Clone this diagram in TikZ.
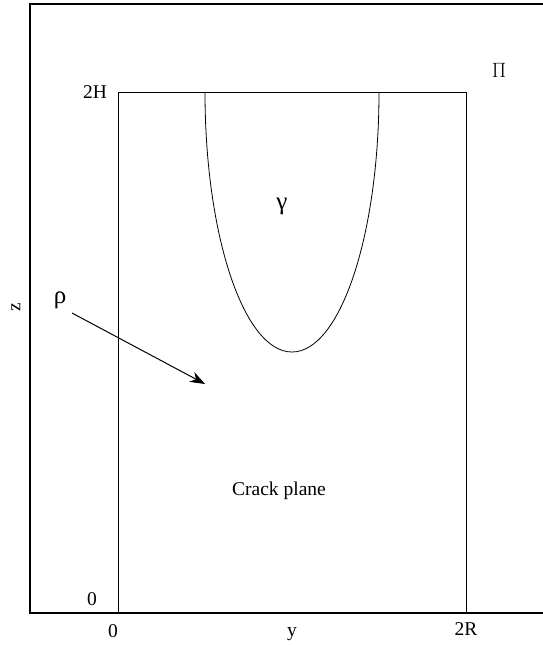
\documentclass[tikz,border=0pt]{standalone}
\usepackage{fontspec}
\setmainfont{Liberation Serif}
\usetikzlibrary{arrows.meta}
\begin{document}
\begin{tikzpicture}[x=1pt,y=-1pt,
lbl/.style={font=\fontsize{19.5}{23}\selectfont, inner sep=0pt},
greek/.style={font=\fontsize{25}{28}\selectfont, inner sep=0pt},
frame/.style={line width=1.6pt},
plate/.style={line width=0.8pt},
arrow/.style={-{Stealth[length=15pt,width=11pt]}, line width=1pt}
]
\useasboundingbox (0,0) rectangle (543,645);
% outer frame (plane Pi)
\draw[frame] (543,4) -- (30,4) -- (30,613) -- (543,613);
% crack plane and front
\draw[plate] (118,613) -- (118,92) -- (466,92) -- (466,613);
\draw[plate] (205,92) arc[start angle=180, end angle=0, x radius=87, y radius=260];
% labels
\node[lbl] (pi) at (499,70) {$\Pi$};
\node[greek] (gamma) at (282,206) {γ};
\node[greek] (rho) at (60,300) {ρ};
\node[lbl] (crack) at (279,491) {Crack plane};
\node[lbl, rotate=90] (zax) at (16,307) {z};
\node[lbl] (yax) at (292,634) {y};
\node[lbl] (htop) at (95,92) {2H};
\node[lbl] (hzero) at (92,599) {0};
\node[lbl] (rzero) at (113,631) {0};
\node[lbl] (rtop) at (466,629) {2R};
% direction rho
\coordinate (arrA) at (72,313);
\coordinate (arrB) at (205,384);
\draw[arrow] (arrA) -- (arrB);
\end{tikzpicture}
\end{document}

_Given exercise_. Quote all the lines above exactly as given. Do not include the pictures.

_Solved exercise_.
Clone this diagram in TikZ.
\documentclass[tikz,border=0pt]{standalone}
\usepackage{fontspec}
\setmainfont{Liberation Serif}
\usetikzlibrary{arrows.meta}
\begin{document}
\begin{tikzpicture}[x=1pt,y=-1pt,
lbl/.style={font=\fontsize{19.5}{23}\selectfont, inner sep=0pt},
greek/.style={font=\fontsize{25}{28}\selectfont, inner sep=0pt},
frame/.style={line width=1.6pt},
plate/.style={line width=0.8pt},
arrow/.style={-{Stealth[length=15pt,width=11pt]}, line width=1pt}
]
\useasboundingbox (0,0) rectangle (543,645);
% outer frame (plane Pi)
\draw[frame] (543,4) -- (30,4) -- (30,613) -- (543,613);
% crack plane and front
\draw[plate] (118,613) -- (118,92) -- (466,92) -- (466,613);
\draw[plate] (205,92) arc[start angle=180, end angle=0, x radius=87, y radius=260];
% labels
\node[lbl] (pi) at (499,70) {$\Pi$};
\node[greek] (gamma) at (282,206) {γ};
\node[greek] (rho) at (60,300) {ρ};
\node[lbl] (crack) at (279,491) {Crack plane};
\node[lbl, rotate=90] (zax) at (16,307) {z};
\node[lbl] (yax) at (292,634) {y};
\node[lbl] (htop) at (95,92) {2H};
\node[lbl] (hzero) at (92,599) {0};
\node[lbl] (rzero) at (113,631) {0};
\node[lbl] (rtop) at (466,629) {2R};
% direction rho
\coordinate (arrA) at (72,313);
\coordinate (arrB) at (205,384);
\draw[arrow] (arrA) -- (arrB);
\end{tikzpicture}
\end{document}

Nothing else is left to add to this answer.